According to court records, Miller filed a slander suit against Price after Price allegedly suggested in a 1981 meeting of Christmas tree growers that Miller had bribed a district official in order to obtain a lease on some government land in the Valley.
The suit claimed that Price had slandered him because he was “greatly angered by the competition” and “harbored ill-will” toward Miller. The suit, which was dismissed by a Van Nuys Superior Court judge in 1988, sought $750,000 in damages.
Miller said he does not remember the suit.
“I have gotten this far by hard work. We were very small, too, once, and we were subjected to the same bidding process,” he said.

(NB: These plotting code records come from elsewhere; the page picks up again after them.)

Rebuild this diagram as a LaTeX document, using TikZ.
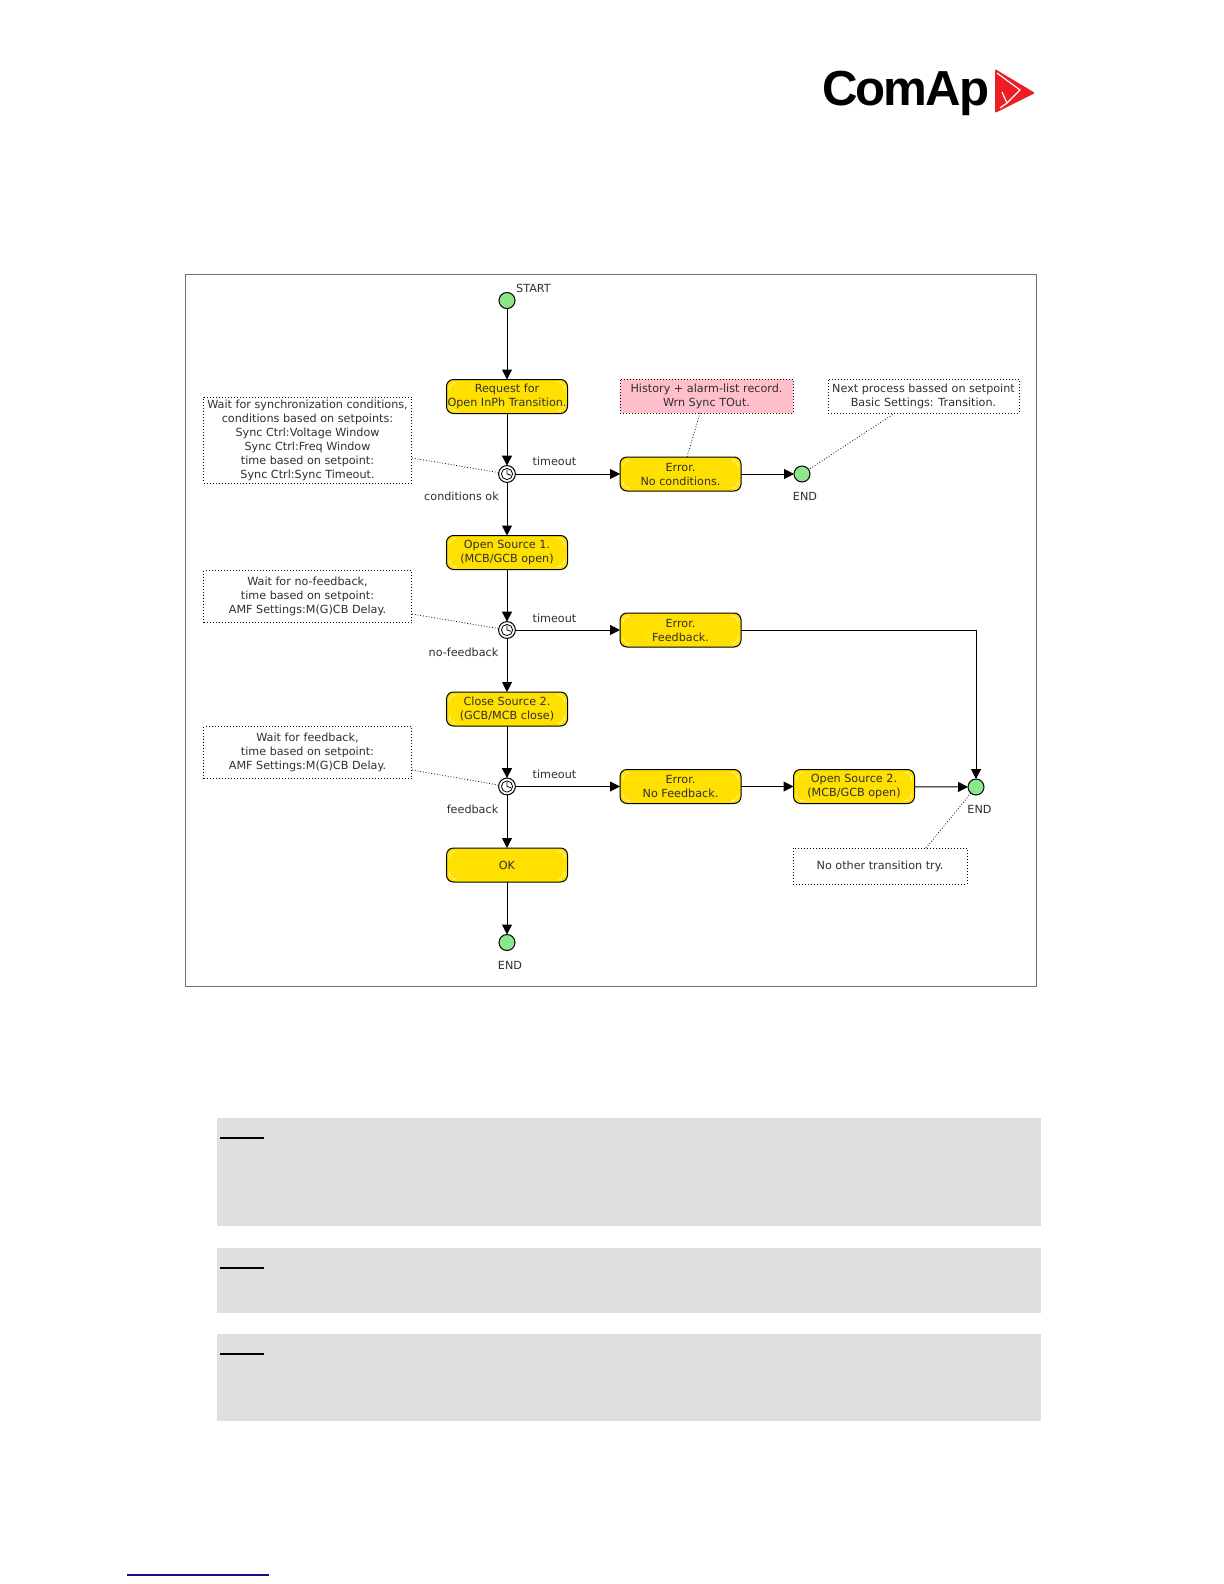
\documentclass[tikz,border=0pt]{standalone}
\usepackage{fontspec}
\setmainfont{DejaVu Sans}
\newfontfamily\logofont[LetterSpace=-4.2]{Liberation Sans}
\usetikzlibrary{arrows.meta,positioning}
\definecolor{stateyellow}{HTML}{FFE000}
\definecolor{notepink}{HTML}{FFC0CB}
\definecolor{dotgreen}{HTML}{8CE68C}
\definecolor{greyband}{HTML}{DFDFDF}
\definecolor{frameline}{HTML}{707070}
\definecolor{linkblue}{HTML}{101080}
\definecolor{logored}{HTML}{EE1C25}
\definecolor{inktext}{HTML}{303030}
\tikzset{
  diagramtext/.style={font=\fontsize{5.6}{7}\selectfont,text=inktext,align=center},
  statebox/.style={diagramtext,draw=black,line width=.5pt,fill=stateyellow,rounded corners=3.5pt,
    minimum width=60.5pt,minimum height=17pt,inner sep=0pt,outer sep=0pt,
    path picture={
      \draw[white,opacity=.7,line width=.25pt]
        ([shift={(1.5pt,-3pt)}]path picture bounding box.north west)--++(0,1.5pt)--++(1.5pt,0)
        ([shift={(-3pt,-1.5pt)}]path picture bounding box.north east)--++(1.5pt,0)--++(0,-1.5pt)
        ([shift={(1.5pt,3pt)}]path picture bounding box.south west)--++(0,-1.5pt)--++(1.5pt,0)
        ([shift={(-3pt,1.5pt)}]path picture bounding box.south east)--++(1.5pt,0)--++(0,1.5pt);
    }},
  notebox/.style={diagramtext,draw=black,densely dotted,line width=.5pt,fill=white,
    inner sep=0pt,outer sep=0pt},
  terminal/.style={circle,draw=black,line width=.5pt,fill=dotgreen,minimum size=8pt,inner sep=0pt,outer sep=0pt},
  waitdot/.style={circle,draw=black,line width=.5pt,fill=white,minimum size=8.4pt,inner sep=0pt,outer sep=0pt,
    path picture={
      \draw[line width=.4pt] (path picture bounding box.center) circle (2.8pt);
      \draw[line width=.4pt] ([yshift=2.2pt]path picture bounding box.center)--(path picture bounding box.center)--++(2pt,-.6pt);
    }},
  flow/.style={draw=black,line width=.5pt,-{Triangle[length=5pt,width=5pt]}},
  noteline/.style={draw=black,densely dotted,line width=.4pt},
  edgelabel/.style={diagramtext,inner sep=0pt},
  band/.style={fill=greyband,draw=none},
  notemark/.style={draw=black,line width=1pt}
}
\begin{document}
\begin{tikzpicture}[x=0.5pt,y=-0.5pt]
\useasboundingbox (0,0) rectangle (1224,1584);
\fill[white] (0,0) rectangle (1224,1584);

% logo
\node[anchor=base west,inner sep=0pt,font=\logofont\bfseries\fontsize{24.6}{26}\selectfont] (logotext) at (822,105) {ComAp};
\fill[logored,rounded corners=.6pt] (995,69)--(1035,93)--(995,113)--cycle;
\draw[white,line width=.6pt] (997,73)--(1020,90)--(1007,103)--(1002,92);
\draw[white,line width=.6pt] (1000,108)--(1007,103);

% frame
\draw[frameline,line width=.6pt] (185.5,274.5) rectangle (1036.5,986.5);

% states
\node[terminal] (start) at (507,300.5) {};
\node[statebox] (req) at (507,396.5) {Request for\\Open InPh Transition.};
\node[waitdot] (d1) at (507,474) {};
\node[statebox] (os1) at (507,552.5) {Open Source 1.\\(MCB/GCB open)};
\node[waitdot] (d2) at (507,630) {};
\node[statebox] (cs2) at (507,709) {Close Source 2.\\(GCB/MCB close)};
\node[waitdot] (d3) at (507,786.5) {};
\node[statebox] (ok) at (507,865) {OK};
\node[terminal] (end3) at (507,942.5) {};

\node[statebox] (e1) at (680.5,474) {Error.\\No conditions.};
\node[statebox] (e2) at (680.5,630) {Error.\\Feedback.};
\node[statebox] (e3) at (680.5,786.5) {Error.\\No Feedback.};
\node[statebox] (os2) at (854,786.5) {Open Source 2.\\(MCB/GCB open)};
\node[terminal] (end1) at (802,474) {};
\node[terminal] (end2) at (976,787) {};

% notes
\node[notebox,minimum width=104pt,minimum height=43pt] (n1) at (307.5,440)
 {Wait for synchronization conditions,\\conditions based on setpoints:\\Sync Ctrl:Voltage Window\\Sync Ctrl:Freq Window\\time based on setpoint:\\Sync Ctrl:Sync Timeout.};
\node[notebox,minimum width=104pt,minimum height=26pt] (n2) at (307.5,596.5)
 {Wait for no-feedback,\\time based on setpoint:\\AMF Settings:M(G)CB Delay.};
\node[notebox,minimum width=104pt,minimum height=26pt] (n3) at (307.5,752.5)
 {Wait for feedback,\\time based on setpoint:\\AMF Settings:M(G)CB Delay.};
\node[notebox,fill=notepink,minimum width=86.5pt,minimum height=17pt] (n4) at (706.5,396)
 {History + alarm-list record.\\Wrn Sync TOut.};
\node[notebox,minimum width=95.5pt,minimum height=17pt] (n5) at (923.5,396)
 {Next process bassed on setpoint\\Basic Settings: Transition.};
\node[notebox,minimum width=87pt,minimum height=18pt] (n6) at (880,866) {No other transition try.};

% flows
\draw[flow] (start)--(req);
\draw[flow] (req)--(d1);
\draw[flow] (d1)--(os1);
\draw[flow] (os1)--(d2);
\draw[flow] (d2)--(cs2);
\draw[flow] (cs2)--(d3);
\draw[flow] (d3)--(ok);
\draw[flow] (ok)--(end3);
\draw[flow] (d1)--(e1);
\draw[flow] (d2)--(e2);
\draw[flow] (d3)--(e3);
\draw[flow] (e1)--(end1);
\draw[flow] (e3)--(os2);
\draw[flow] (os2)--(end2);
\draw[flow] (e2)-|(end2);

% note lines
\coordinate (n1c) at (412,458);
\coordinate (n2c) at (412,614);
\coordinate (n3c) at (412,770);
\coordinate (n4c) at (700,413);
\coordinate (e1c) at (687,457);
\coordinate (n5c) at (895,413);
\coordinate (n6c) at (926,848);
\draw[noteline] (n1c)--(d1);
\draw[noteline] (n2c)--(d2);
\draw[noteline] (n3c)--(d3);
\draw[noteline] (n4c)--(e1c);
\draw[noteline] (n5c)--(end1);
\draw[noteline] (n6c)--(end2);

% labels
\node[edgelabel] (lstart) at (533.5,288) {START};
\node[edgelabel] (lt1) at (554.5,461.5) {timeout};
\node[edgelabel] (lt2) at (554.5,618) {timeout};
\node[edgelabel] (lt3) at (554.5,774) {timeout};
\node[edgelabel] (lc1) at (461.5,496) {conditions ok};
\node[edgelabel] (lc2) at (463.5,652.5) {no-feedback};
\node[edgelabel] (lc3) at (472.5,809) {feedback};
\node[edgelabel] (le1) at (805,496) {END};
\node[edgelabel] (le2) at (979.5,809) {END};
\node[edgelabel] (le3) at (510,965) {END};

% grey bands
\fill[band] (217,1118) rectangle (1041,1226);
\fill[band] (217,1248) rectangle (1041,1313);
\fill[band] (217,1334) rectangle (1041,1421);
\draw[notemark] (220,1138)--(264,1138);
\draw[notemark] (220,1268)--(264,1268);
\draw[notemark] (220,1354)--(264,1354);

% footer rule
\draw[linkblue,line width=.6pt] (127,1575)--(269,1575);
\end{tikzpicture}
\end{document}
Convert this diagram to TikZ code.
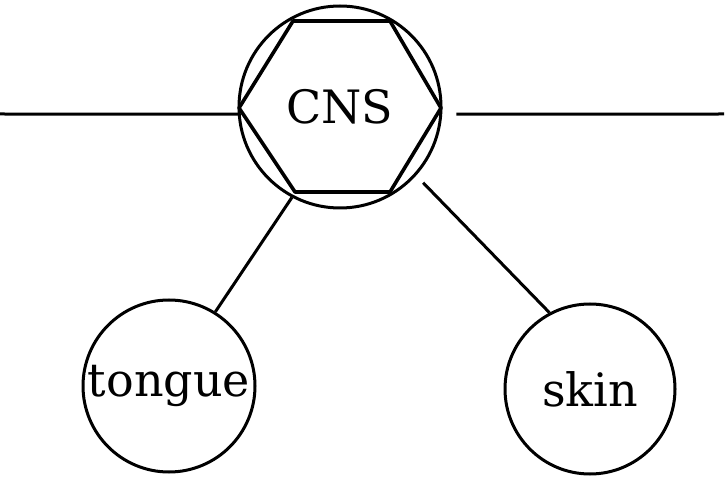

Miller’s venture into the Christmas tree business began when he helped out a few friends at their father’s lot during the 1960 Christmas season. At the end of the season, he received $400.
The next year he invested his $4,000 savings in his first lot at Devonshire Street and Zelzah Avenue in Granada Hills.
Until 1980, Miller never operated more than five lots in a season, and the company was just a “mom and pop operation that gave us extra money.” He bought his trees wholesale in downtown Los Angeles, and most of his income came from his work as a carpenter and from his television rental business.
But, in the 1982 season, Miller opened his first three “volume lots”--lots with low prices that did not provide extensive customer services. It proved to be a successful formula. This year the company expects to sell half a million trees on 50 lots around the state.
Miller also owns nearly 3,000 acres of Oregon Christmas tree farmland. One day, he said, he hopes to have 200 “Stu Miller Price-Is-Right” lots in California.
In addition to his tree lots, which he expects will move half a million trees this season, Miller owns a development company, which is building seven luxury houses in Malibu. He also started a production company and owns a chain of television rental stores.
Miller admits that in the process of making his tree business thrive, he has sometimes done things that others have not liked.
For example, last year, Miller and Sons employees stood near Joe Cicero’s tree stand at Pierce College and passed out flyers advertising their own lot across the street. Miller said he felt that potential customers mistakenly thought they were supporting the college by buying a tree there.
Residents who live next to Miller’s lot at Parthenia Street and Balboa Boulevard complain that employees work there flocking trees very late into the night and in the wee hours of the morning. And traffic generated by the lot has sometimes made it virtually impossible for them to reach their own houses, they said.
When homeowners have tried to discuss the problems with Miller, however, he brushed off their concerns, said one neighbor who asked not to be identified.
Miller, however, said the homeowners were just unhappy because they oppose any tree lot and the commotion it generates near their houses.
“There is an old saying in business: We don’t know the total answer for success, but we do know the answer for failure--trying to please everyone,” he said. “You can’t please everyone.”